В минуту расставания скажи мне: «До свидания»

«Патриотизм Эммы не слишком помог ей во время ужасных событий», – пишет Майкл Гелб. События эти случились в знаковом 1937 году. 23 марта Эмма была в гостях, и туда позвонил муж: «Поезжай домой к сыну, меня срочно вызывают на доклад к Николаю Ивановичу Ежову».

Станиславский прекрасно понимал, что его ждет. За полгода до этого Генриха Ягоду сняли с должности наркома внутренних дел и, хотя еще не арестовали, уже исключили из партии. Новый нарком Ежов уже приступил к «чистке» органов от сотрудников Ягоды. В начале 1937 года, как запомнилось Цесарской, Макс сказал ее отцу: «Не могу понять, почему так бездушно и жестоко убирают наши старые кадры – чекистов ленинской выучки. На их место приходят бездарные и бессердечные люди. Это какой-то заговор карьеристов».

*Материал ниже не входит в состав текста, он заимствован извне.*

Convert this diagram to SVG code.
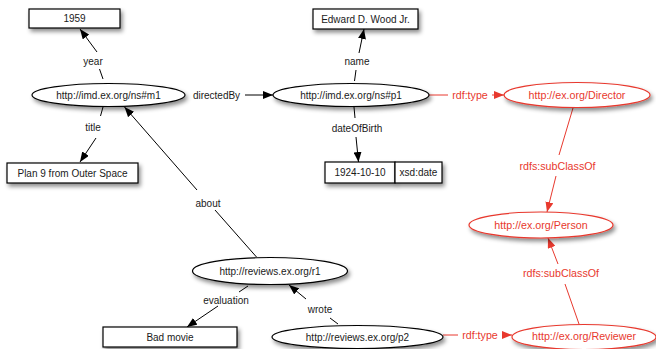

Не знаю, чем уж они так отличались от «чекистов ленинской выучки», но Макс Станиславский явно чувствовал приближение Большого террора. «Все мы обречены на постоянный обман, и вокруг нас все носит печать зла и даже безобразия», – писал он жене в одном из чудом сохранившемся после обыска писем, случайно попавшем в складки белья.

В тот мартовский вечер Эмма немедленно поехала домой. Ночью в дверь позвонили. Такое часто случалось в их подъезде. Как мне рассказывала жившая в том же доме Алла Гербер, уводили многих, одним из репрессированных был ее отец.

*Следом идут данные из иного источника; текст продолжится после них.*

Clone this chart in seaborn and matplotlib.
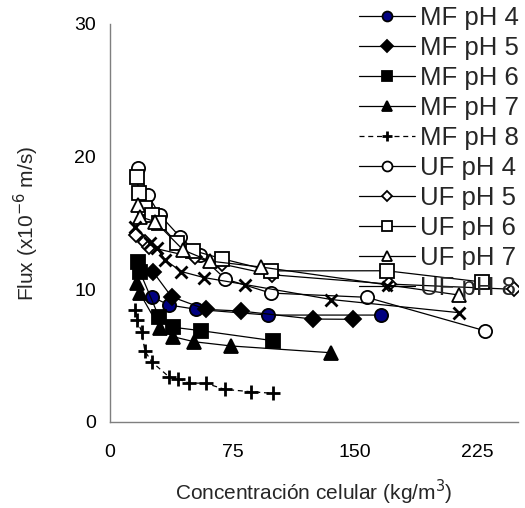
import matplotlib
matplotlib.use("Agg")
import matplotlib.pyplot as plt
import seaborn as sns
import pandas as pd

# ---- data ----
mf4_x = [25.5, 36.2, 53.0, 96.8, 166.0]
mf4_y = [9.44, 8.82, 8.49, 8.06, 8.06]
mf5_x = [26.5, 37.7, 58.7, 80.5, 124.3, 149.1]
mf5_y = [11.3, 9.44, 8.49, 8.36, 7.76, 7.74]
mf6_x = [17.3, 18.3, 30.1, 38.7, 56.0, 99.8]
mf6_y = [12.08, 11.33, 7.89, 7.14, 6.88, 6.13]
mf7_x = [16.7, 18.3, 30.6, 38.7, 51.5, 74.4, 135.5]
mf7_y = [10.45, 9.70, 7.06, 6.43, 6.05, 5.73, 5.22]
mf8_x = [15.3, 16.8, 19.4, 21.4, 25.7, 36.1, 41.6, 48.3, 58.7, 70.3, 86.6, 99.8]
mf8_y = [8.44, 7.69, 6.78, 5.35, 4.52, 3.41, 3.26, 2.94, 2.92, 2.46, 2.28, 2.16]
uf4_x = [17.1, 23.2, 30.6, 43.0, 55.0, 70.7, 98.4, 157.3, 229.6]
uf4_y = [19.12, 17.11, 15.6, 13.94, 12.58, 10.78, 9.72, 9.40, 6.88]
uf5_x = [15.9, 21.6, 23.6, 52.0, 68.8, 99.0, 171.0, 247.6]
uf5_y = [14.1, 13.6, 13.2, 12.4, 11.9, 11.1, 10.4, 10.0]
uf6_x = [16.5, 17.7, 21.6, 25.7, 29.9, 41.0, 51.0, 68.5, 98.8, 169.5, 228.2]
uf6_y = [18.49, 17.24, 16.1, 15.6, 15.0, 13.5, 12.92, 12.31, 11.39, 11.40, 10.55]
uf7_x = [17.1, 18.5, 27.7, 44.9, 61.1, 92.7, 213.9]
uf7_y = [16.35, 15.47, 15.1, 12.96, 12.13, 11.68, 9.57]
uf8_x = [15.3, 24.5, 28.7, 33.9, 43.7, 57.5, 82.8, 135.7, 213.9]
uf8_y = [14.7, 13.5, 13.1, 12.2, 11.34, 10.89, 10.36, 9.23, 8.24]

series_names = ["MF pH 4", "MF pH 5", "MF pH 6", "MF pH 7", "MF pH 8",
                "UF pH 4", "UF pH 5", "UF pH 6", "UF pH 7", "UF pH 8"]
xs = [mf4_x, mf5_x, mf6_x, mf7_x, mf8_x, uf4_x, uf5_x, uf6_x, uf7_x, uf8_x]
ys = [mf4_y, mf5_y, mf6_y, mf7_y, mf8_y, uf4_y, uf5_y, uf6_y, uf7_y, uf8_y]

x_ticks = [0, 75, 150, 225]
y_ticks = [0, 10, 20, 30]

# ---- styles ----
styles = {
    "MF pH 4": dict(marker="o", mfc="#000080", ms=9.5, ls="-"),
    "MF pH 5": dict(marker="D", mfc="black", ms=8.5, ls="-"),
    "MF pH 6": dict(marker="s", mfc="black", ms=9.5, ls="-"),
    "MF pH 7": dict(marker="^", mfc="black", ms=10.5, ls="-"),
    "MF pH 8": dict(marker="+", mfc="black", ms=10, ls=(0, (4, 3))),
    "UF pH 4": dict(marker="o", mfc="white", ms=9.5, ls="-"),
    "UF pH 5": dict(marker="D", mfc="white", ms=7, ls="-"),
    "UF pH 6": dict(marker="s", mfc="white", ms=9.5, ls="-"),
    "UF pH 7": dict(marker="^", mfc="white", ms=10.5, ls="-"),
    "UF pH 8": dict(marker="x", mfc="black", ms=9, ls="-"),
}

sns.set_theme(style="white")
plt.rcParams["font.family"] = ["Liberation Sans", "DejaVu Sans"]

fig = plt.figure(figsize=(5.25, 5.08), dpi=100)
ax = fig.add_axes([110/525, 1-422/508, (518-110)/525, (422-24)/508])

for name, x, y in zip(series_names, xs, ys):
    st = styles[name]
    df = pd.DataFrame({"x": x, "y": y})
    mew = 2.0 if st["marker"] in ("+", "x") else 1.3
    sns.lineplot(data=df, x="x", y="y", ax=ax, sort=False, estimator=None,
                 color="black", linewidth=0.9, linestyle=st["ls"],
                 marker=st["marker"], markersize=st["ms"],
                 markerfacecolor=st["mfc"], markeredgecolor="black",
                 markeredgewidth=mew, label=name)

ax.set_xlim(0, 250)
ax.set_ylim(0, 30)
ax.set_xticks(x_ticks)
ax.set_yticks(y_ticks)
ax.set_xticklabels([str(t) for t in x_ticks])
ax.set_yticklabels([str(t) for t in y_ticks])

for s in ["top", "right"]:
    ax.spines[s].set_visible(False)
for s in ["left", "bottom"]:
    ax.spines[s].set_color("#7f7f7f")
    ax.spines[s].set_linewidth(1.0)

ax.tick_params(axis="both", which="major", direction="out", length=5,
               width=1, color="#7f7f7f", labelsize=14, labelcolor="black")
ax.tick_params(axis="x", pad=11)
ax.tick_params(axis="y", pad=5)

ax.set_xlabel("Concentración celular (kg/m$^3$)", fontsize=15, labelpad=12)
ax.set_ylabel("Flux (x10$^{-6}$ m/s)", fontsize=15, labelpad=24)

leg = ax.legend(loc="upper right", bbox_to_anchor=(1.0, 1.0),
                bbox_transform=fig.transFigure, frameon=False,
                fontsize=18.5, handlelength=2.15, handletextpad=0.2,
                labelspacing=0.23, borderaxespad=0.1, markerscale=0.75,
                borderpad=0.15)
ax.grid(False)

fig.savefig("out.png", dpi=100)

Вошли пять человек в форме НКВД и понятые. Обыск продолжался до четырех утра. Чекисты долго сидели в столовой, с интересом рассматривая фотографии из фильмов с участием Цесарской, а грамоту о присвоении звания Заслуженной артистки РСФСР забрали с собой. Квартиру опечатали.

Могли взять и ее, но не взяли. 15 августа того года Ежов издал совсекретный приказ № 00486 «О репрессировании жен осужденных изменников родины и тех их детей старше 15-летнего возраста, которые являются социально-опасными и способными к совершению антисоветских действий». Дети помладше направлялись в детские дома, это не считалось репрессией.

Бараки, длинные как сроки

Цесарской повезло, ей с годовалым сыном дали направление в барак на окраине города. «Я пошла туда вместе с тетей. Пройдя большое опытное поле за Академией им. Тимирязева, мы увидели длинный мрачно-серый и неутепленный барак в одну доску. Это ветхое сооружение лагерного типа было набито женами репрессированных ответственных работников. Узнав меня, они закричали, перебивая друг друга, что надо идти к Калинину и даже броситься перед ним на колени. У несчастных женщин отобрали паспорта. Их, как я узнала впоследствии, выслали в Астрахань, а потом арестовали».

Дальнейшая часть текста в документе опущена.